Professional baseball was barely into its adolescence in 1884 when a hard-playing, hard-drinking minor league club out of tiny Wilmington, Delaware-the Quicksteps-got the opportunity of a lifetime.
Led by archetypal stars Tommy "Oyster" Burns and Edward "The Only" Nolan, the Quicksteps attacked opponents with a spike-sharpened, rough-and-tumble approach to the game that was only then coming into style, including Nolan's revolutionary delivery, the curveball. Managed by a wise cricket veteran and bankrolled by a cigar-chewing sporting goods dealer who ran illicit gambling rings by night, the Quicksteps were the talk of the town, playing to an .800 winning percentage in the minors and holding their own in exhibitions with big league clubs.
The National League was less than a decade old then, and the American Association, which had been established two years earlier, was nipping at its heels. But when a maverick millionaire named Henry V. Lucas established a third major league that year-the Union Association-the pro game erupted into chaos.
When the ensuing battle for players and fans claimed the life of the Union Association's Philadelphia Keystones, the Quicksteps, in an extraordinary remedy, were abruptly promoted to the league to take their place-team, stadium, and city in a single fell swoop.

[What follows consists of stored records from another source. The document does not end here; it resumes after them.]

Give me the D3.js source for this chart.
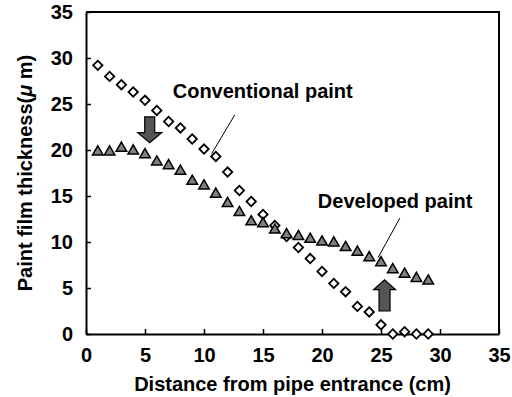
<!DOCTYPE html>
<html>
<head>
<meta charset="utf-8">
<script src="https://cdn.jsdelivr.net/npm/d3@7"></script>
<style>
  body { margin: 0; background: #fff; }
  text { font-family: "Liberation Sans", Arial, sans-serif; font-weight: bold; }
</style>
</head>
<body>
<div id="chart"></div>
<script>
// distance from pipe entrance (cm)
var distance = [1, 2, 3, 4, 5, 6, 7, 8, 9, 10, 11, 12, 13, 14, 15, 16, 17, 18, 19, 20, 21, 22, 23, 24, 25, 26, 27, 28, 29];
// film thickness (um)
var conventional = [29.2, 28.0, 27.1, 26.3, 25.4, 24.3, 23.1, 22.4, 21.2, 20.1, 19.3, 17.6, 15.6, 14.4, 13.0, 11.8, 10.6, 9.4, 8.2, 6.8, 5.5, 4.6, 3.0, 2.4, 1.0, 0.0, 0.25, 0.0, 0.0];
var developed = [19.8, 19.8, 20.2, 19.9, 19.5, 18.7, 18.3, 17.7, 16.6, 16.1, 15.2, 14.2, 13.2, 12.2, 12.0, 11.3, 10.8, 10.6, 10.3, 10.0, 9.9, 9.4, 8.9, 8.3, 7.75, 7.0, 6.5, 6.05, 5.76];
var xTicks = [0, 5, 10, 15, 20, 25, 30, 35];
var yTicks = [0, 5, 10, 15, 20, 25, 30, 35];

var width = 512, height = 397;
var margin = {top: 12, right: 13, bottom: 63, left: 86};
var w = width - margin.left - margin.right;
var h = height - margin.top - margin.bottom;

var svg = d3.select("#chart").append("svg")
    .attr("width", width)
    .attr("height", height);

var g = svg.append("g")
    .attr("transform", "translate(" + margin.left + "," + margin.top + ")");

var x = d3.scaleLinear().domain([0, 35]).range([0, w]);
var y = d3.scaleLinear().domain([0, 35]).range([h, 0]);

// frame (top + right)
g.append("path")
    .attr("d", "M0,0H" + w + "V" + h)
    .attr("fill", "none")
    .attr("stroke", "#000")
    .attr("stroke-width", 2);

var xAxis = g.append("g")
    .attr("transform", "translate(0," + h + ")")
    .call(d3.axisBottom(x).tickValues(xTicks).tickSizeInner(-5).tickSizeOuter(0).tickPadding(14));
var yAxis = g.append("g")
    .call(d3.axisLeft(y).tickValues(yTicks).tickSizeInner(-5).tickSizeOuter(0).tickPadding(13));

[xAxis, yAxis].forEach(function(a) {
  a.select(".domain").attr("stroke-width", 2);
  a.selectAll(".tick line").attr("stroke-width", 1.5);
  a.selectAll(".tick text")
    .style("font-size", "20px")
    .attr("fill", "#000");
});

var diamond = d3.symbol().type(d3.symbolSquare).size(44);
var triangle = d3.symbol().type(d3.symbolTriangle).size(48);

g.selectAll(".conv")
    .data(distance)
  .enter().append("path")
    .attr("class", "conv")
    .attr("d", diamond)
    .attr("transform", function(d, i) { return "translate(" + x(d) + "," + y(conventional[i]) + ") rotate(45)"; })
    .attr("fill", "#fff")
    .attr("stroke", "#000")
    .attr("stroke-width", 1.8);

g.selectAll(".dev")
    .data(distance)
  .enter().append("path")
    .attr("class", "dev")
    .attr("d", triangle)
    .attr("transform", function(d, i) { return "translate(" + x(d) + "," + y(developed[i]) + ")"; })
    .attr("fill", "#808080")
    .attr("stroke", "#000")
    .attr("stroke-width", 1.5);

// labels with leader lines
g.append("text")
    .attr("x", x(7.35)).attr("y", y(25.7))
    .style("font-size", "20px")
    .text("Conventional paint");
g.append("line")
    .attr("x1", x(12.6)).attr("y1", y(23.8))
    .attr("x2", x(10.65)).attr("y2", y(19.6))
    .attr("stroke", "#000").attr("stroke-width", 1);

g.append("text")
    .attr("x", x(19.65)).attr("y", y(13.7))
    .style("font-size", "20px")
    .text("Developed paint");
g.append("line")
    .attr("x1", x(26.6)).attr("y1", y(12.6))
    .attr("x2", x(24.75)).attr("y2", y(8.3))
    .attr("stroke", "#000").attr("stroke-width", 1);

// block arrows
function blockArrow(cx, yTail, yTip, shaftW, headW, headL) {
  var sx = x(cx), t = y(yTail), p = y(yTip);
  var dir = p > t ? 1 : -1;
  var base = p - dir * headL;
  var pts = [
    [sx - shaftW / 2, t], [sx + shaftW / 2, t], [sx + shaftW / 2, base],
    [sx + headW / 2, base], [sx, p], [sx - headW / 2, base], [sx - shaftW / 2, base]
  ];
  g.append("path")
    .attr("d", d3.line()(pts) + "Z")
    .attr("fill", "#555")
    .attr("stroke", "#000")
    .attr("stroke-width", 1.2);
}
blockArrow(5.4, 23.6, 20.8, 10, 24, 10);
blockArrow(25.3, 2.5, 5.9, 11, 22, 10);

// axis titles
svg.append("text")
    .attr("x", margin.left + w / 2).attr("y", 391)
    .attr("text-anchor", "middle")
    .style("font-size", "20px")
    .text("Distance from pipe entrance (cm)");
var yTitle = svg.append("text")
    .attr("transform", "translate(32," + (margin.top + h / 2) + ") rotate(-90)")
    .attr("text-anchor", "middle")
    .style("font-size", "20px");
yTitle.append("tspan").text("Paint film thickness(");
yTitle.append("tspan").style("font-style", "italic").text("μ");
yTitle.append("tspan").text(" m)");
</script>
</body>
</html>
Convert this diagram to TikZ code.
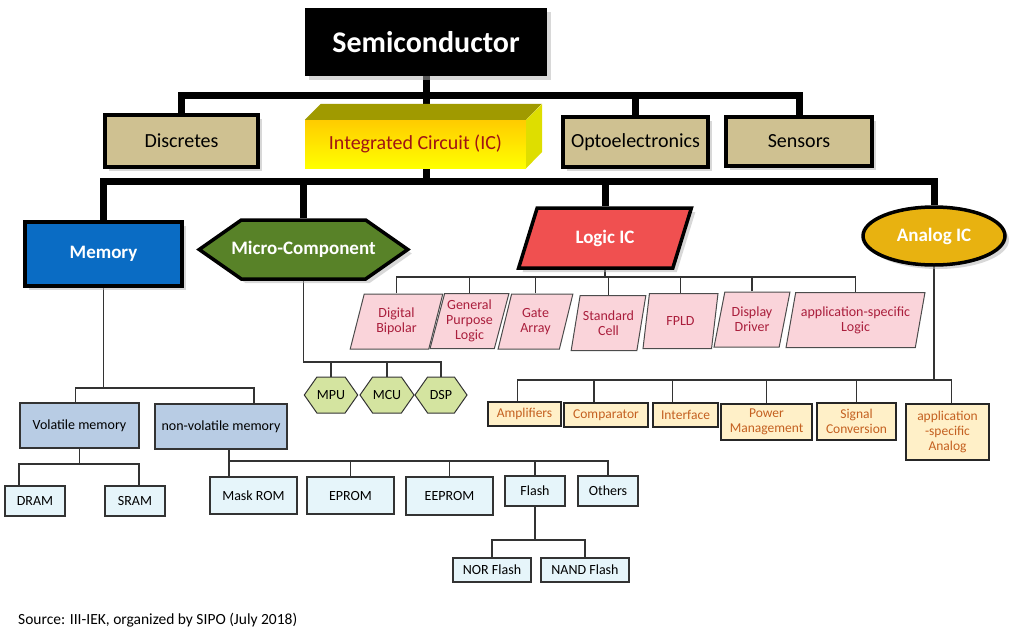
\documentclass[tikz,border=0pt]{standalone}
\usepackage{fontspec}
\setmainfont{Carlito}
\usetikzlibrary{shapes.geometric, shapes.symbols, shadows, backgrounds, calc}
\usepackage{xcolor}

\definecolor{tanbox}{RGB}{207,193,145}
\definecolor{icred}{RGB}{160,20,20}
\definecolor{ictopc}{RGB}{160,154,0}
\definecolor{icsidec}{RGB}{222,222,0}
\definecolor{memblue}{RGB}{10,108,196}
\definecolor{microgreen}{RGB}{88,130,40}
\definecolor{logicred}{RGB}{240,80,80}
\definecolor{analoggold}{RGB}{232,178,16}
\definecolor{volblue}{RGB}{184,204,228}
\definecolor{romcyan}{RGB}{230,245,250}
\definecolor{hexgreen}{RGB}{212,228,160}
\definecolor{logicpink}{RGB}{250,212,218}
\definecolor{pinktext}{RGB}{170,30,60}
\definecolor{anafill}{RGB}{255,240,200}
\definecolor{anatext}{RGB}{196,96,32}

\tikzset{
  shade box/.style={drop shadow={shadow xshift=4pt, shadow yshift=-4pt, fill=black!30, opacity=0.5}},
  semibox/.style={fill=black, text=white, inner sep=0pt, font=\fontsize{30}{34}\selectfont\bfseries,
    minimum width=242pt, minimum height=68pt, shade box},
  topbox/.style={draw=black, line width=4pt, fill=tanbox, inner sep=0pt,
    font=\fontsize{20}{24}\selectfont, shade box},
  icbox/.style={inner sep=0pt, minimum width=221pt, minimum height=48pt, top color=orange!40!yellow,
    bottom color=yellow, text=icred, font=\fontsize{20}{24}\selectfont},
  midbox/.style={draw=black, line width=3.5pt, text=white, inner sep=0pt,
    font=\fontsize{19}{23}\selectfont\bfseries, shade box},
  volbox/.style={draw=black!80, line width=1.2pt, fill=volblue, inner sep=0pt,
    font=\fontsize{14}{16}\selectfont},
  rombox/.style={draw=black!80, line width=1.2pt, fill=romcyan, inner sep=0pt,
    font=\fontsize{14}{16}\selectfont},
  hexbox/.style={signal, signal to=east and west, signal pointer angle=110, draw=black!80,
    line width=1pt, fill=hexgreen, inner sep=0pt, minimum width=52pt, minimum height=36pt,
    font=\fontsize{14}{16}\selectfont},
  pinkbox/.style={trapezium, trapezium left angle=72, trapezium right angle=108,
    trapezium stretches=true, draw=black!70, line width=1pt, fill=logicpink, text=pinktext,
    inner sep=0pt, minimum height=55pt, align=center, font=\fontsize{14}{15}\selectfont},
  anabox/.style={draw=black!85, line width=1.2pt, fill=anafill, text=anatext, inner sep=0pt,
    align=center, font=\fontsize{13.5}{15}\selectfont},
  bus/.style={draw=black, line width=7pt},
  link/.style={draw=black!80, line width=1.3pt}
}

\begin{document}
\begin{tikzpicture}[x=1pt, y=-1pt]
  \useasboundingbox (0,0) rectangle (1011,642);

  % top level
  \node[semibox] (semi) at (426,42) {Semiconductor};
  \node[topbox, minimum width=153pt, minimum height=52pt] (disc) at (181.5,141) {Discretes};
  \node[topbox, minimum width=145pt, minimum height=50pt] (opto) at (635.5,142) {Optoelectronics};
  \node[topbox, minimum width=146pt, minimum height=49pt] (sens) at (799,141.5) {Sensors};

  % IC block with its top and side faces
  \node[icbox] (ic) at (415.5,144) {Integrated Circuit (IC)};
  \fill[ictopc] (ic.north west) -- ++(16,-16) -- ++(221,0) -- (ic.north east) -- cycle;
  \fill[icsidec] (ic.north east) -- ++(16,-16) -- ++(0,48) -- (ic.south east) -- cycle;

  % IC families
  \node[midbox, fill=memblue, minimum width=157pt, minimum height=64pt] (mem) at (103.5,254) {Memory};
  \node[midbox, signal, signal to=east and west, signal pointer angle=70, fill=microgreen,
    inner xsep=-10pt, minimum width=196pt, minimum height=59pt] (micro) at (303.5,249.5) {Micro-Component};
  \node[midbox, trapezium, trapezium left angle=64, trapezium right angle=116,
    trapezium stretches=true, fill=logicred, minimum width=173pt, minimum height=60pt] (logic) at (605,238) {Logic IC};
  \node[midbox, ellipse, fill=analoggold, minimum width=142pt, minimum height=58pt] (analog) at (934,236) {Analog IC};

  % memory
  \node[volbox, minimum width=119pt, minimum height=45pt] (vol) at (79.5,425.5) {Volatile memory};
  \node[volbox, minimum width=132pt, minimum height=45pt] (nonvol) at (221,426.5) {non-volatile memory};
  \node[rombox, minimum width=60pt, minimum height=30pt] (dram) at (35,501) {DRAM};
  \node[rombox, minimum width=60pt, minimum height=30pt] (sram) at (135,501) {SRAM};
  \node[rombox, minimum width=87pt, minimum height=37pt] (mrom) at (253.5,495.5) {Mask ROM};
  \node[rombox, minimum width=87pt, minimum height=37pt] (eprom) at (350.5,495.5) {EPROM};
  \node[rombox, minimum width=87pt, minimum height=38pt] (eeprom) at (449.5,496) {EEPROM};
  \node[rombox, minimum width=60pt, minimum height=30pt] (flash) at (535,491) {Flash};
  \node[rombox, minimum width=60pt, minimum height=30pt] (others) at (608,491) {Others};
  \node[rombox, minimum width=78pt, minimum height=24pt] (nor) at (492,570) {NOR Flash};
  \node[rombox, minimum width=88pt, minimum height=24pt] (nand) at (585,570) {NAND Flash};

  % micro-component
  \node[hexbox] (mpu) at (331,395) {MPU};
  \node[hexbox, minimum width=54pt] (mcu) at (387,395) {MCU};
  \node[hexbox] (dsp) at (441,395) {DSP};

  % logic
  \node[pinkbox, minimum width=93pt] (dbip) at (396.5,321.5) {Digital\\Bipolar};
  \node[pinkbox, minimum width=79pt] (gpl) at (469.5,321) {General\\Purpose\\Logic};
  \node[pinkbox, minimum width=75pt] (gate) at (535.5,321.5) {Gate\\Array};
  \node[pinkbox, minimum width=75pt] (std) at (608.5,323) {Standard\\Cell};
  \node[pinkbox, minimum width=75pt] (fpld) at (680.5,321) {FPLD};
  \node[pinkbox, minimum width=76pt] (disp) at (752,319.5) {Display\\Driver};
  \node[pinkbox, minimum width=139pt] (asl) at (855.5,320) {application-specific\\Logic};

  % analog
  \node[anabox, minimum width=73pt, minimum height=24pt] (amp) at (524.5,414) {Amplifiers};
  \node[anabox, minimum width=84pt, minimum height=24pt] (comp) at (606,415) {Comparator};
  \node[anabox, minimum width=65pt, minimum height=24pt] (intf) at (685.5,415) {Interface};
  \node[anabox, minimum width=91pt, minimum height=36pt] (power) at (766.5,422) {Power\\Management};
  \node[anabox, minimum width=79pt, minimum height=37pt] (sigc) at (856.5,421.5) {Signal\\Conversion};
  \node[anabox, minimum width=83pt, minimum height=56pt] (asa) at (947.5,432) {application\\-specific\\Analog};

  % source
  \node[anchor=west, inner sep=0pt, font=\fontsize{15.5}{18}\selectfont] (src) at (18,620) {Source: III-IEK, organized by SIPO (July 2018)};

  % connectors
  \begin{scope}[on background layer]
    \coordinate (b1) at (0,95);
    \coordinate (b2) at (0,181);
    \draw[bus] (semi.south) -- (semi.south |- ic.north);
    \draw[bus] (disc.north) |- (b1 -| sens.north) -- (sens.north);
    \draw[bus] (opto.north) -- (opto.north |- b1);
    \draw[bus] (semi.south |- ic.south) -- (semi.south |- b2);
    \draw[bus] (mem.north) |- (b2 -| analog.north) -- (analog.north);
    \draw[bus] (micro.north) -- (micro.north |- b2);
    \draw[bus] (logic.north) -- (logic.north |- b2);

    % memory tree
    \coordinate (m1) at (0,388);
    \coordinate (m2) at (0,464);
    \coordinate (m3) at (0,461);
    \coordinate (m4) at (0,540);
    \draw[link] (mem.south) -- (mem.south |- m1);
    \draw[link] ($(vol.north)+(-4,0)$) |- ($(nonvol.north |- m1)+(33,0)$) -- ($(nonvol.north)+(33,0)$);
    \draw[link] (vol.south) -- (vol.south |- m2);
    \draw[link] ($(dram.north)+(-16,0)$) |- ($(sram.north |- m2)+(4,0)$) -- ($(sram.north)+(4,0)$);
    \draw[link] ($(nonvol.south)+(8,0)$) |- (m3 -| others.north) -- (others.north);
    \draw[link] ($(nonvol.south |- m3)+(8,0)$) -- ($(mrom.north -| nonvol.south)+(8,0)$);
    \foreach \n in {eprom, eeprom, flash}
      \draw[link] (\n.north) -- (\n.north |- m3);
    \draw[link] (flash.south) -- (flash.south |- m4);
    \draw[link] (nor.north) |- (m4 -| nand.north) -- (nand.north);

    % micro-component tree
    \coordinate (c1) at (0,362);
    \draw[link] (micro.south) |- (c1 -| dsp.north) -- (dsp.north);
    \draw[link] (mpu.north) -- (mpu.north |- c1);
    \draw[link] (mcu.north) -- (mcu.north |- c1);

    % logic tree
    \coordinate (l1) at (0,277);
    \draw[link] (logic.south) -- (logic.south |- l1);
    \draw[link] (dbip.north) |- (l1 -| asl.north) -- (asl.north);
    \foreach \n in {gpl, gate, std, fpld, disp}
      \draw[link] (\n.north) -- (\n.north |- l1);

    % analog tree
    \coordinate (a1) at (0,380);
    \draw[link] (analog.south) -- (analog.south |- a1);
    \draw[link] ($(amp.north)+(-7,0)$) |- ($(asa.north |- a1)+(4,0)$) -- ($(asa.north)+(4,0)$);
    \draw[link] ($(comp.north)+(-12,0)$) -- ($(comp.north |- a1)+(-12,0)$);
    \draw[link] ($(intf.north)+(-13,0)$) -- ($(intf.north |- a1)+(-13,0)$);
    \foreach \n in {power, sigc}
      \draw[link] (\n.north) -- (\n.north |- a1);
  \end{scope}
\end{tikzpicture}
\end{document}
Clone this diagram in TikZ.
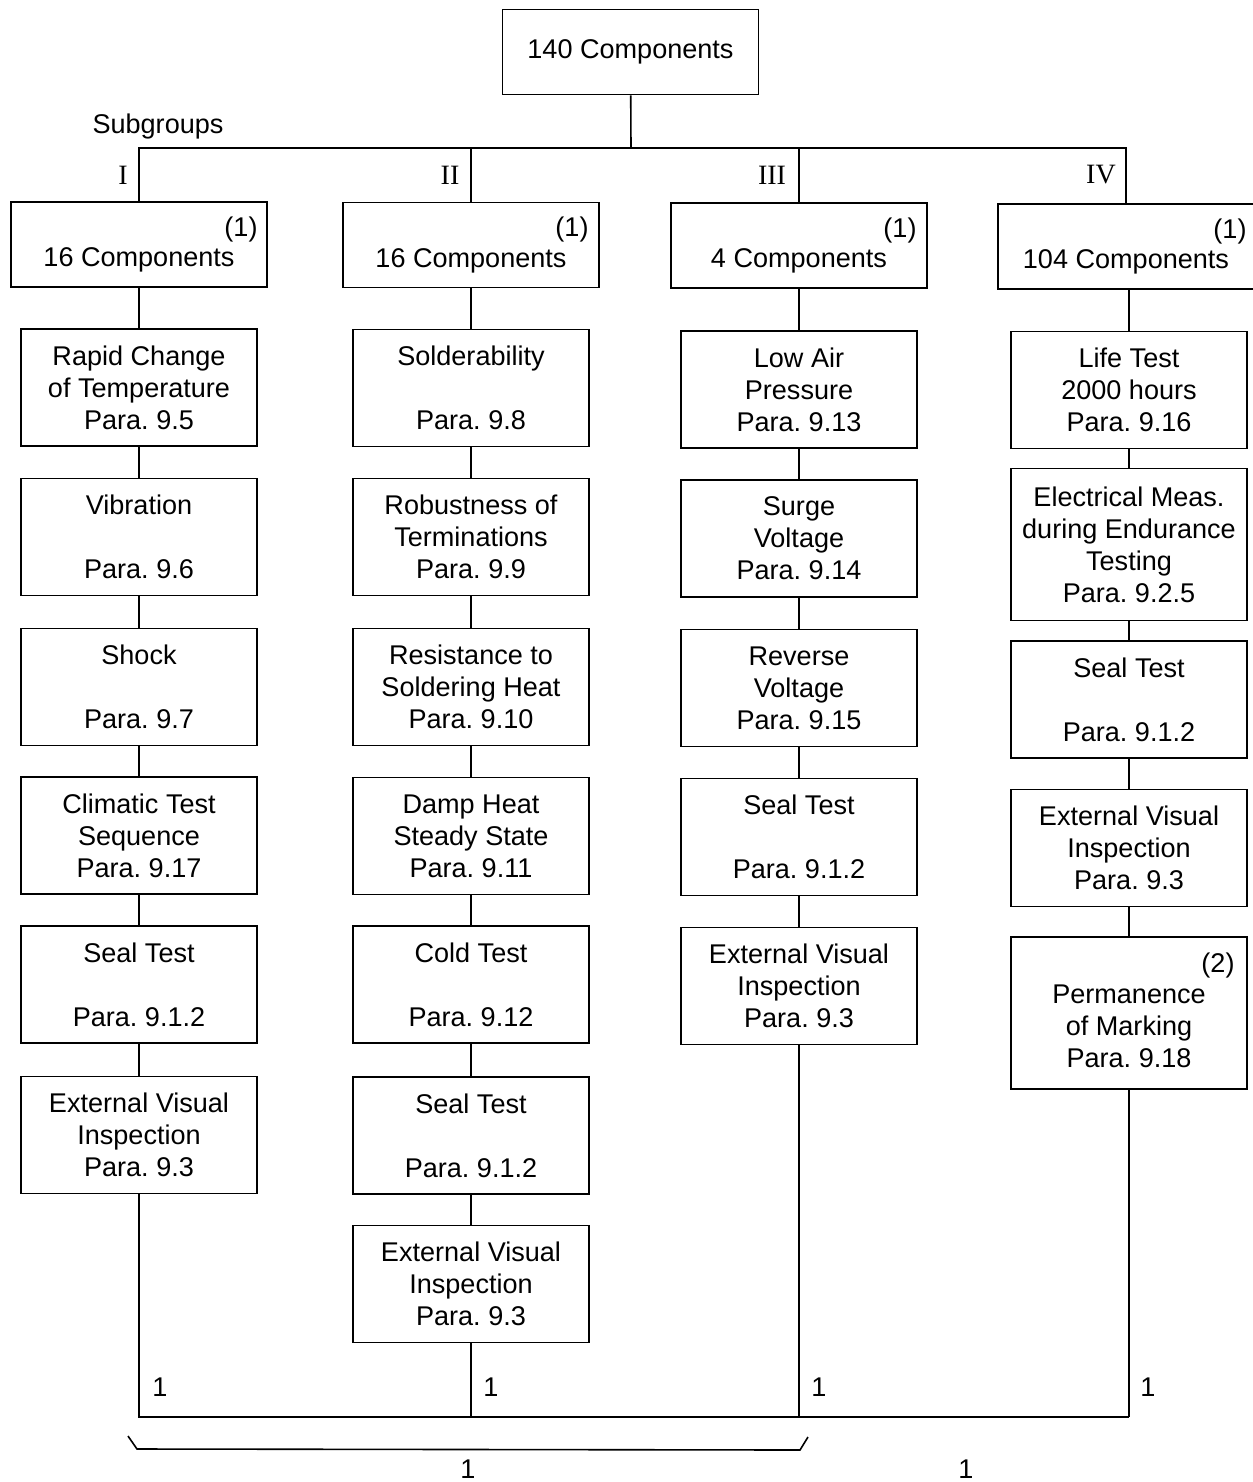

But their arrival in the majors was anything but a dream come true.
As the first shots were fired in a near century-long battle for player rights, mass defections and a comedy of on-field error and misfortune resigned the Quicksteps to a virtually unassailable record for baseball futility.
Loaded with colorful characters, highlight plays and behind-the-scenes drama, Once Upon a Team tells the forgotten true story of a tumultuous and remarkable summer; a team driven and summarily destroyed by its own dream of success.